Ron , commented on my other post about his NB. At that time it was just a find on the internet with no word on who, whay, where…
Well Ron has put up his site with photos and text. He has a full write up on it with very nice shots of the NB and hte engine. I’m amazed at the fabrication and minus the obvious “engine”, the body remains OEM.
This is a my street-legal jet car on full afterburner. The car has two engines: the production gasoline engine in the front driving the front wheels and the jet engine in the back. The idea is that you drive around legally on the gasoline engine and when you want to have some fun, you spin up the jet and get on the burner (you can start the jet while driving along on the gasoline engine).
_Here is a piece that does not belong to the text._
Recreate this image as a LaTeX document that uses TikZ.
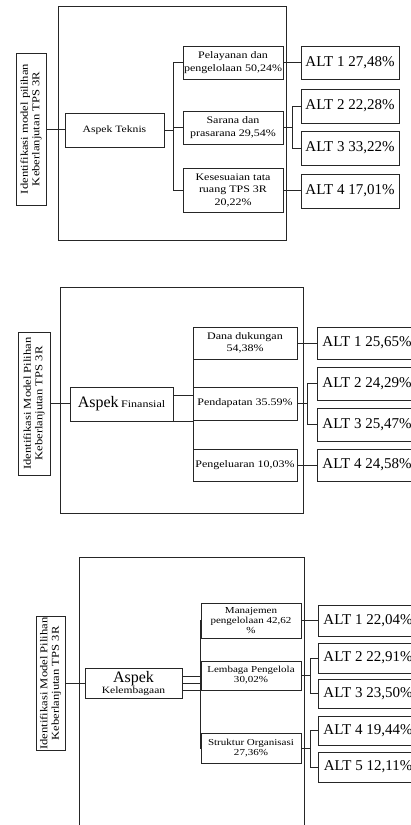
\documentclass[tikz,border=0pt]{standalone}
\usepackage{fontspec}
\setmainfont{Liberation Serif}
\newfontfamily\widefont[FakeStretch=1.2]{Liberation Serif}
\tikzset{
  ln/.style={draw=black!85, line width=0.7pt},
  bx/.style={ln, inner sep=1pt, align=center, minimum width=100pt},
  sub/.style={bx, font=\widefont\fontsize{10}{12.5}\selectfont},
  subs/.style={bx, font=\widefont\fontsize{9.2}{10}\selectfont},
  alt/.style={ln, inner sep=2pt, minimum width=98pt, font=\fontsize{15}{18}\selectfont},
  ttl/.style={ln, rotate=90, inner sep=1pt, align=center, font=\widefont\fontsize{10.5}{11.5}\selectfont},
}
\begin{document}
\begin{tikzpicture}[x=1pt, y=-1pt]
  \useasboundingbox (0,0) rectangle (410,825);
  % Aspek Teknis
  \draw[ln] (58.7,6.7) rectangle (286,240.7);
  \node[ttl, minimum width=152pt, minimum height=30pt] (t1) at (31,129) {Identifikasi model pilihan\\Keberlanjutan TPS 3R};
  \node[bx, minimum width=99pt, minimum height=34pt, font=\widefont\fontsize{9.7}{12}\selectfont] (a1) at (114.5,130) {Aspek Teknis};
  \node[sub, minimum height=33pt] (c11) at (233,62.5) {Pelayanan dan\\pengelolaan 50,24\%};
  \node[sub, minimum height=33pt] (c12) at (233,127.5) {Sarana dan\\prasarana 29,54\%};
  \node[sub, minimum height=44pt] (c13) at (233,190) {Kesesuaian tata\\ruang TPS 3R\\20,22\%};
  \node[alt, minimum height=33pt] (l11) at (350,62.5) {ALT 1 27,48\%};
  \node[alt, minimum height=34pt] (l12) at (350,106) {ALT 2 22,28\%};
  \node[alt, minimum height=34pt] (l13) at (350,148) {ALT 3 33,22\%};
  \node[alt, minimum height=34pt] (l14) at (350,191) {ALT 4 17,01\%};
  \coordinate (b1) at (173,130);
  \coordinate (d1) at (292,127.5);
  \draw[ln] (t1.south) -- (t1.south -| a1.west);
  \draw[ln] (a1.east) -- (b1);
  \foreach \c in {c11,c12,c13} \draw[ln] (b1) |- (\c.west);
  \draw[ln] (c11.east) -- (l11.west);
  \draw[ln] (c12.east) -- (d1);
  \foreach \c in {l12,l13} \draw[ln] (d1) |- (\c.west);
  \draw[ln] (c13.east) -- (c13.east -| l14.west);

  % Aspek Finansial
  \draw[ln] (60,287) rectangle (303,513);
  \node[ttl, minimum width=143pt, minimum height=32pt] (t2) at (34,403.5) {Identifikasi Model Pilihan\\Keberlanjutan TPS 3R};
  \node[bx, minimum width=103pt, minimum height=34pt] (a2) at (121.5,404) {{\fontsize{16}{18}\selectfont Aspek} {\widefont\fontsize{10}{12}\selectfont Finansial}};
  \node[sub, minimum width=104pt, minimum height=32pt] (c21) at (245,343) {Dana dukungan\\54,38\%};
  \node[sub, minimum width=104pt, minimum height=33pt] (c22) at (245,403.5) {Pendapatan 35.59\%};
  \node[sub, minimum width=104pt, minimum height=32pt] (c23) at (245,465) {Pengeluaran 10,03\%};
  \node[alt, minimum width=100pt, minimum height=32pt] (l21) at (367,343) {ALT 1 25,65\%};
  \node[alt, minimum width=100pt, minimum height=33pt] (l22) at (367,383.5) {ALT 2 24,29\%};
  \node[alt, minimum width=100pt, minimum height=33pt] (l23) at (367,424.5) {ALT 3 25,47\%};
  \node[alt, minimum width=100pt, minimum height=32pt] (l24) at (367,465) {ALT 4 24,58\%};
  \coordinate (b2) at (193,395);
  \coordinate (d2) at (307,403.5);
  \draw[ln] (t2.south) -- (t2.south -| a2.west);
  \draw[ln] ([yshift=9pt]a2.east) -- (b2);
  \draw[ln] (a2.south east) -- (a2.south east -| b2);
  \foreach \c in {c21,c22,c23} \draw[ln] (b2) |- (\c.west);
  \draw[ln] (c21.east) -- (l21.west);
  \draw[ln] (c22.east) -- (d2);
  \foreach \c in {l22,l23} \draw[ln] (d2) |- (\c.west);
  \draw[ln] (c23.east) -- (l24.west);

  % Aspek Kelembagaan
  \draw[ln] (79,557) rectangle (304,840);
  \node[ttl, minimum width=131pt, minimum height=29pt] (t3) at (50.5,683.5) {Identifikasi Model Pilihan\\Keberlanjutan TPS 3R};
  \node[bx, minimum width=97pt, minimum height=30pt, inner sep=0pt] (a3) at (133.5,683) {{\fontsize{16}{16}\selectfont Aspek}\\[-1pt]{\widefont\fontsize{9.6}{11}\selectfont Kelembagaan}};
  \node[subs, minimum height=35pt] (c31) at (251,620.5) {Manajemen\\pengelolaan 42,62\\\%};
  \node[subs, minimum height=29pt] (c32) at (251,675.5) {Lembaga Pengelola\\30,02\%};
  \node[subs, minimum height=30pt] (c33) at (251,748) {Struktur Organisasi\\27,36\%};
  \node[alt, minimum width=100pt, minimum height=31pt] (l31) at (368,620.5) {ALT 1 22,04\%};
  \node[alt, minimum width=100pt, minimum height=30pt] (l32) at (368,658) {ALT 2 22,91\%};
  \node[alt, minimum width=100pt, minimum height=29pt] (l33) at (368,693.5) {ALT 3 23,50\%};
  \node[alt, minimum width=100pt, minimum height=29pt] (l34) at (368,730.5) {ALT 4 19,44\%};
  \node[alt, minimum width=100pt, minimum height=30pt] (l35) at (368,767) {ALT 5 12,11\%};
  \coordinate (b3) at (200,683);
  \coordinate (d3) at (310,675.5);
  \coordinate (d4) at (310,748);
  \draw[ln] (t3.south) -- (t3.south -| a3.west);
  \foreach \dy in {-7,0,7} \draw[ln] ([yshift=\dy pt]a3.east) -- ([yshift=\dy pt]a3.east -| b3);
  \foreach \c in {c31,c32,c33} \draw[ln] (b3) |- (\c.west);
  \draw[ln] (c31.east) -- (l31.west);
  \draw[ln] (c32.east) -- (d3);
  \foreach \c in {l32,l33} \draw[ln] (d3) |- (\c.west);
  \draw[ln] (c33.east) -- (d4);
  \foreach \c in {l34,l35} \draw[ln] (d4) |- (\c.west);
\end{tikzpicture}
\end{document}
The car was built because I wanted the wildest street-legal ride possible. With this project, I was able to use my engineering skills (I have a PhD in Mechanical Engineering from Stanford University) to design the car without the distraction of how other people have done it in the past – because no one has. I don’t know how fast the car will go and probably never will. The car was built to thrill me, not kill me. That doesn’t stop me from the occasional blast on the highway though.
The engine is a General Electric Model T58-8F. This is a helicopter turboshaft engine that was converted to a jet with a custom tailpipe. The engine spins up to 26,000 RPM (idle is 13,000 RPM), draws air at 11,000 CFM, and is rated at 1350 hp.